_The exercise:_ Repeat exactly the lines from the line with "Write a LaTeX" to the line with "(0,0) rectangle (556,438);", including both, and leave out any pictures.

_Stored rows:_
--- begin ---

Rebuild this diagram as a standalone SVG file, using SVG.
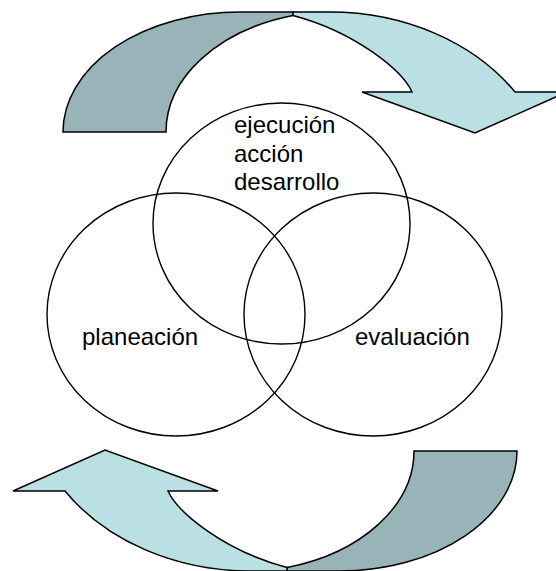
<svg xmlns="http://www.w3.org/2000/svg" width="556" height="571" viewBox="0 0 556 571">
  <style>
    .dark { fill: #98B4B8; stroke: #000; stroke-width: 1.5; stroke-linejoin: miter; }
    .light { fill: #BAE0E3; stroke: #000; stroke-width: 1.5; stroke-linejoin: miter; }
    .circ { fill: none; stroke: #000; stroke-width: 1.4; }
    .lbl { font-family: "Liberation Sans", Arial, sans-serif; font-size: 24px; fill: #000; }
  </style>
  <defs>
    <g id="curvedArrow">
      <path class="dark" d="M63,132 A177,120 0 0 1 240,12 L293,12 L293,15.5 A174,121 0 0 0 166,132 Z"/>
      <path class="light" d="M293,12 L330,12 A222,178 0 0 1 515,92 L567,92 L475,133 L362,92 L412,92 C402,70 355,32 293,15.5 Z"/>
    </g>
  </defs>
  <rect width="556" height="571" fill="#fff"/>
  <g id="connectors">
    <use href="#curvedArrow"/>
    <use href="#curvedArrow" transform="rotate(180 290 291.5)"/>
  </g>
  <g id="node-ejecucion">
    <ellipse class="circ" cx="281.5" cy="223.5" rx="128.5" ry="120.5"/>
    <text class="lbl" x="234" y="133">ejecución</text>
    <text class="lbl" x="234" y="161.5">acción</text>
    <text class="lbl" x="234" y="190">desarrollo</text>
  </g>
  <g id="node-planeacion">
    <ellipse class="circ" cx="176" cy="314.5" rx="129" ry="121.5"/>
    <text class="lbl" x="82" y="345">planeación</text>
  </g>
  <g id="node-evaluacion">
    <ellipse class="circ" cx="373" cy="314.5" rx="129" ry="121.5"/>
    <text class="lbl" x="355" y="345">evaluación</text>
  </g>
</svg>
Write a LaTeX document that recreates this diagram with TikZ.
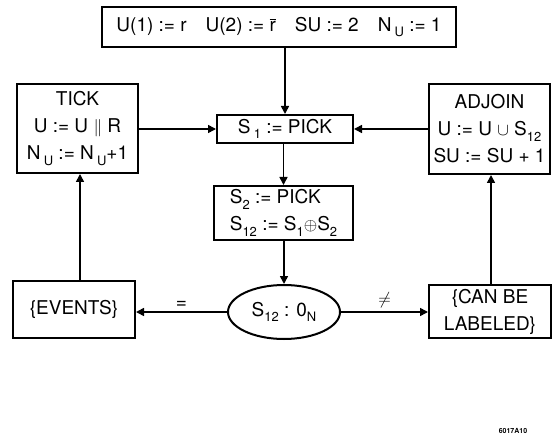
\documentclass[tikz,border=0pt]{standalone}
\usepackage{fontspec}
\setmainfont{TeX Gyre Heros}
\usetikzlibrary{arrows.meta,shapes.geometric}
\newcommand\low[1]{\raisebox{-0.55ex}{\fontsize{13}{13}\selectfont #1}}

\begin{document}
\begin{tikzpicture}[x=1pt,y=-1pt,
  box/.style={draw,line width=2pt,inner sep=2pt,font=\fontsize{19}{27}\selectfont},
  test/.style={draw,ellipse,line width=2pt,inner sep=0pt,font=\fontsize{19}{27}\selectfont},
  flow/.style={line width=1.6pt,-{Triangle[length=8pt,width=8pt]}},
  tag/.style={font=\fontsize{19}{19}\selectfont,inner sep=3pt}]
\useasboundingbox (0,0) rectangle (556,438);

% boxes
\node[box,minimum width=354,minimum height=40] (init) at (279,27)
  {U(1) := r\quad U(2) := $\overline{\mbox{r}}$\quad SU := 2\quad N\,\low{U} := 1};
\node[box,minimum width=136,minimum height=28] (s1) at (285,129) {S\,\low{1} := PICK};
\node[box,minimum width=139,minimum height=54,align=left] (s2) at (283.5,213)
  {S\low{2} := PICK\\S\low{12} := S\low{1}$\oplus$S\low{2}};
\node[box,minimum width=121,minimum height=89,align=center] (tick) at (77.5,128.5)
  {TICK\\U := U $\|$ R\\N\,\low{U} := N\,\low{U}+1};
\node[box,minimum width=121,minimum height=90,align=center] (adjoin) at (489.5,129)
  {ADJOIN\\U := U $\cup$ S\low{12}\\SU := SU + 1};
\node[test,minimum width=112,minimum height=54] (cmp) at (284,312) {S\low{12} : 0\low{N}};
\node[box,minimum width=122,minimum height=57] (events) at (74,309.5) {\{EVENTS\}};
\node[box,minimum width=122,minimum height=53,align=center] (label) at (490,311.5)
  {\{CAN BE\\LABELED\}};
\node[font=\bfseries\fontsize{7}{7}\selectfont] (code) at (513,431) {6017A10};

% connectors
\draw[flow] (init.south -| s1.north) -- (s1.north);
\draw[flow] (tick.east |- s1.west) -- (s1.west);
\draw[flow] (adjoin.west |- s1.east) -- (s1.east);
\draw[flow] (s1.south -| s2.north) -- (s2.north);
\draw[flow] (s2.south -| cmp.north) -- (cmp.north);
\draw[flow] (cmp.west) -- node[tag,above] {=} (events.east |- cmp.west);
\draw[flow] (cmp.east) -- node[tag,above] {$\neq$} (label.west |- cmp.east);
\draw[flow] (events.north -| 80,0) -- (tick.south -| 80,0);
\draw[flow] (label.north -| 491,0) -- (adjoin.south -| 491,0);

\end{tikzpicture}
\end{document}
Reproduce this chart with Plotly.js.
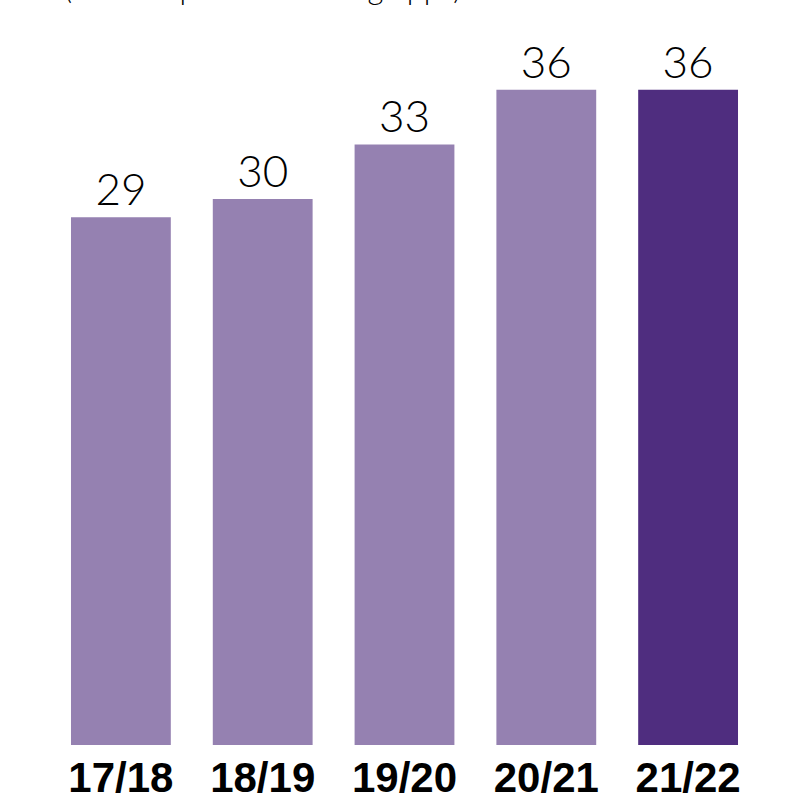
<!DOCTYPE html>
<html>
<head>
<meta charset="utf-8">
<script src="https://cdn.plot.ly/plotly-3.0.1.min.js"></script>
<style>html,body{margin:0;padding:0;background:#fff}#chart{width:790px;height:800px}</style>
</head>
<body>
<div id="chart"></div>
<script>
const categories = ["17/18", "18/19", "19/20", "20/21", "21/22"];
const values = [29, 30, 33, 36, 36];
const barColors = ["#9581b1", "#9581b1", "#9581b1", "#9581b1", "#4f2d7f"];
const titleText = "(% of respondents using apps)";

const trace = {
  type: "bar",
  x: categories,
  y: values,
  marker: {color: barColors, line: {width: 0}},
  text: values.map(String),
  textposition: "outside",
  cliponaxis: false,
  textfont: {family: "Lato, 'Open Sans', sans-serif", size: 44, color: "#000", weight: 300},
  hoverinfo: "none"
};

const layout = {
  width: 790, height: 800,
  margin: {l: 50, r: 31, t: 38, b: 55},
  paper_bgcolor: "#fff", plot_bgcolor: "#fff",
  bargap: 0.296,
  showlegend: false,
  annotations: [{
    text: titleText,
    xref: "paper", yref: "paper",
    x: 0.017, xanchor: "left",
    y: 1.0425, yanchor: "bottom",
    showarrow: false,
    font: {family: "Lato, sans-serif", size: 31, color: "#000", weight: 300}
  }],
  xaxis: {
    type: "category",
    showgrid: false, zeroline: false, showline: false, ticks: "",
    ticklabelstandoff: 4,
    tickfont: {family: "'Liberation Sans', Arial, sans-serif", size: 42, color: "#000", weight: 700}
  },
  yaxis: {
    range: [0, 38.85],
    showgrid: false, zeroline: false, showline: false, ticks: "", showticklabels: false
  }
};

Plotly.newPlot("chart", [trace], layout, {displayModeBar: false, staticPlot: true});
</script>
</body>
</html>
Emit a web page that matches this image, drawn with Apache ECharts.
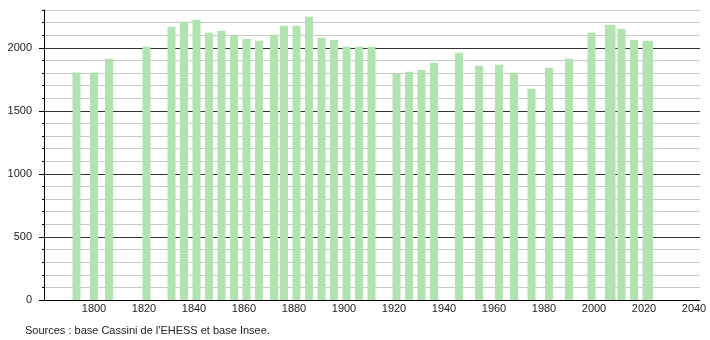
<!DOCTYPE html>
<html><head><meta charset="utf-8">
<script src="https://cdn.jsdelivr.net/npm/echarts@6/dist/echarts.min.js"></script>
<style>html,body{margin:0;padding:0;background:#fff}#c{width:710px;height:340px}</style>
</head><body><div id="c"></div>
<script>
const years = [1793,1800,1806,1821,1831,1836,1841,1846,1851,1856,1861,1866,1872,1876,1881,1886,1891,1896,1901,1906,1911,1921,1926,1931,1936,1946,1954,1962,1968,1975,1982,1990,1999,2006,2007,2011,2016,2021,2022];
const population = [1804,1804,1913,2008,2167,2206,2222,2119,2135,2095,2071,2056,2103,2175,2175,2246,2079,2063,2008,2008,2008,1794,1810,1825,1881,1960,1857,1865,1802,1675,1841,1913,2119,2183,2180,2151,2063,2056,2054];
const xTickLabels = [1800,1820,1840,1860,1880,1900,1920,1940,1960,1980,2000,2020,2040];
const yTickLabels = [0,500,1000,1500,2000];
const sourceText = "Sources : base Cassini de l'EHESS et base Insee.";

const font = '"Liberation Sans", Arial, Helvetica, sans-serif';
const chart = echarts.init(document.getElementById('c'), null, {renderer: 'canvas'});
chart.setOption({
  animation: false,
  title: {
    text: sourceText, left: 20, top: 320,
    textStyle: {fontFamily: font, fontSize: 11, fontWeight: 'normal', color: '#222'}
  },
  grid: {left: 44, right: 10, top: 10, bottom: 40, containLabel: false},
  xAxis: {
    type: 'value', min: 1780, max: 2042.4, interval: 20,
    axisLine: {show: true, lineStyle: {color: '#000', width: 1}},
    axisTick: {show: false},
    splitLine: {show: false},
    axisLabel: {customValues: xTickLabels, formatter: v => String(v), margin: 3, fontFamily: font, fontSize: 11, color: '#222'}
  },
  yAxis: [
    {
      type: 'value', min: 0, max: 2300, interval: 100,
      axisLine: {show: true, lineStyle: {color: '#000', width: 1}},
      axisTick: {show: true, length: 2, lineStyle: {color: '#000'}},
      axisLabel: {show: false},
      splitLine: {show: true, lineStyle: {color: ['#333', '#c8c8c8', '#c8c8c8', '#c8c8c8', '#c8c8c8'], width: 1}}
    },
    {
      type: 'value', min: 0, max: 2300, position: 'left',
      axisLine: {show: false},
      axisTick: {show: true, length: 5, customValues: yTickLabels, lineStyle: {color: '#000'}},
      axisLabel: {customValues: yTickLabels, formatter: v => String(v), margin: 12, fontFamily: font, fontSize: 11, color: '#222'},
      splitLine: {show: false}
    }
  ],
  series: [{
    type: 'bar',
    yAxisIndex: 0,
    barWidth: 8,
    itemStyle: {color: '#b0e3b0'},
    data: years.map((y, i) => [y, population[i]])
  }]
});
</script></body></html>
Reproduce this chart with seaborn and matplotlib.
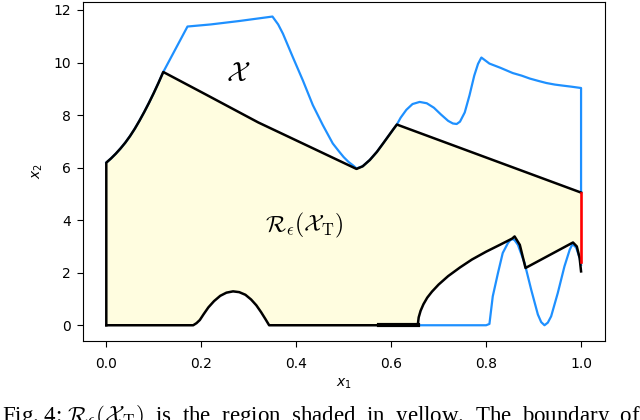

--- end ---

_Problem solution:_
Write a LaTeX document that recreates this diagram with TikZ.
\documentclass[tikz,border=0pt]{standalone}
\usepackage{fontspec}
\setmainfont{TeX Gyre Heros}
\usetikzlibrary{arrows.meta,shapes.geometric}
\newcommand\low[1]{\raisebox{-0.55ex}{\fontsize{13}{13}\selectfont #1}}

\begin{document}
\begin{tikzpicture}[x=1pt,y=-1pt,
  box/.style={draw,line width=2pt,inner sep=2pt,font=\fontsize{19}{27}\selectfont},
  test/.style={draw,ellipse,line width=2pt,inner sep=0pt,font=\fontsize{19}{27}\selectfont},
  flow/.style={line width=1.6pt,-{Triangle[length=8pt,width=8pt]}},
  tag/.style={font=\fontsize{19}{19}\selectfont,inner sep=3pt}]
\useasboundingbox (0,0) rectangle (556,438);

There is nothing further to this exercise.